Billy Nelson: Doing it his way

by John Wight: Billy Nelson’s Fighting Scots Gym is located in an unremarkable location on the eastern outskirts of Glasgow. It occupies a small slice of wasteground on the edge of a housing estate, the kind of setting you won’t find in any tourist brochure interested in selling either Scotland or Glasgow as a choice destination to potential visitors from around the world. Indeed from the outside you would be doing the gym and its location an enormous compliment by describing it as average.

But step through the door of this place and you enter a world as far from average as it is possible to be. For here day after day you will find under one roof some of boxing’s best and brightest talent anywhere, training with an intensity to match the temperature generated by the industrial jet heater which Nelson employs to heat the place up – whether it needs it or not.

If anybody were ever in any doubt that boxing is a sport like no other, an excursion to the Fighting Scots Gym on any given day would immediately succeed in changing their mind. The morning of this writer’s visit Craig McEwan, recently returned to Scotland after six years spent training under the tutelage of Freddie Roach at his famed Wildcard Gym in Hollywood, California, was sparring with hard hitting cruiserweight prospect Stevie Simmons. It was the kind of sparring, both ferocious and skilled, which fans of the sport would have no hesitation in paying to watch.

At the same time working on the bags were current world superfeatherweight champion, Ricky Burns, former British featherweight champion and young British fighter of the year, Paul Appleby, and up and coming stars Mick Roberts and David Brophy. Also plying his trade under Nelson’s guiding hand is current British featherweight champion John Simpson.

Most trainers would be intimidated being responsible for just half the amount of talent who call the

Fighting Scots Gym home, yet Nelson, ably assisted by John McCarron and Michael Roberts Snr., is clearly not to be included in the same category as most trainers active in the sport today. With McEwan set for his first fight after registering the one and only blemish on his record against Ireland’s Andy Lee back in March, losing an epic contest that most commentators agree qualified as one of the fights of the year, on the undercard of Floyd Mayweather’s upcoming contest against Victor Ortiz in Las Vegas next month, you’d think that Nelson would be at least slightly nervous given the pressure that the newest addition to his stable will be under to get his career back on track. McEwan after all has been touted for a world title ever since turning pro and decamping stateside, and has the considerable machine that is Golden Boy Promotions behind him expecting nothing less.

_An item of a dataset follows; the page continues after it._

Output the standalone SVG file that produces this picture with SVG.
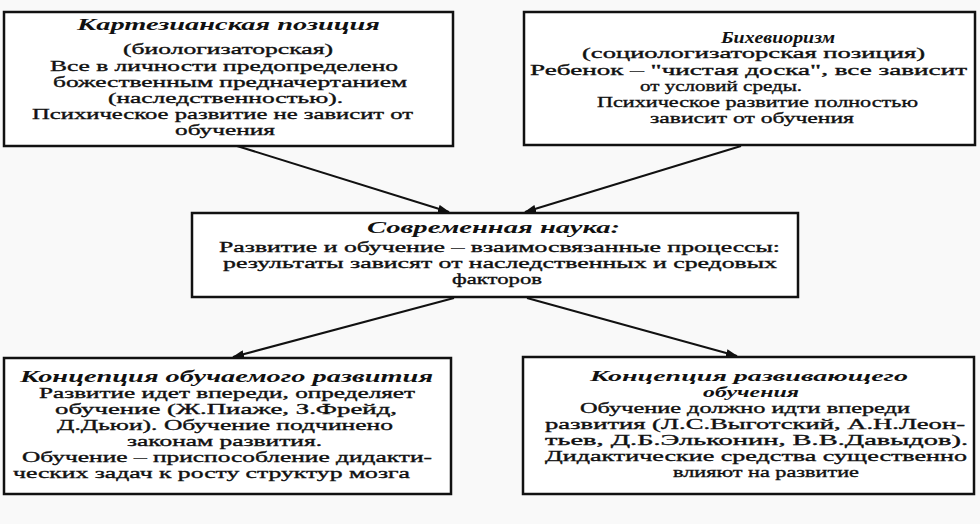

Yet with the confidence of a man who knows his trade inside out, Nelson calmly asserts that, “if Craig had been with me five years ago he’d already be a world champion.”

A month after McEwan’s Vegas outing there’s the no small matter of Ricky Burns’ third defence of a world title he won against Puerto Rico’s formidable Roman ‘Rocky’ Martinez towards the end of 2010 at Glasgow’s Kelvin Hall. It was a performance more than worthy of its addition to the pantheon of great nights of British boxing. However, witnessing the Coatbridge fighter demolish the bag with ferocious combinations a year later you’d think he’d just turned pro and was still trying to make his mark in the game, such is his determination and desire to improve. “I’d put Ricky in against anybody at his weight in the world right now,” Nelson says as he studies his fighter’s work on the bag. “The improvements he’s made over the last year have been immense and believe me there’s more to come.”

Watching him work with his fighters you quickly understand not only why Nelson has reason to be confident in his fighters but also why his fighters have reason to be confident in him. Nothing is left to chance. Every aspect of their work is placed under constant scrutiny and corrected in no uncertain terms. Foot work, balance, technique, defence, all of it is broken down and analysed over and over in relentless fashion as Nelson refuses to allow them to veer anywhere close to that most fatal location for any top athlete – a comfort zone. It is the kind of punishing routine that demands absolute trust between fighter and trainer to work. As he puts it himself, “I demand total commitment from my fighters. I won’t have it any other way. This game’s too serious and competitive. You have to live the life.”

Another quality that strikes you about Nelson’s camp is the camaraderie and solidarity his fighters share, pushing and encouraging one another as they strive to improve. They do so while absorbing the pride their trainer clearly has in their ability as motivation to work harder and longer at perfecting their craft.

Billy Nelson is entitled to boast that nowhere in Britain is there a gym with more professional boxing talent as there is currently fighting out of his Fighting Scots Gym in Glasgow. Being privileged to watch him at work this comes as no surprise. Attention to detail is matched by an ability to get the best out of his fighters, cajoling some and lambasting others when the time comes to start digging deep.

Like the sport’s great trainers this is a man who demands everything but gives everything in return, forging the kind of bond of trust and respect with his fighters that at its best can produce greatness.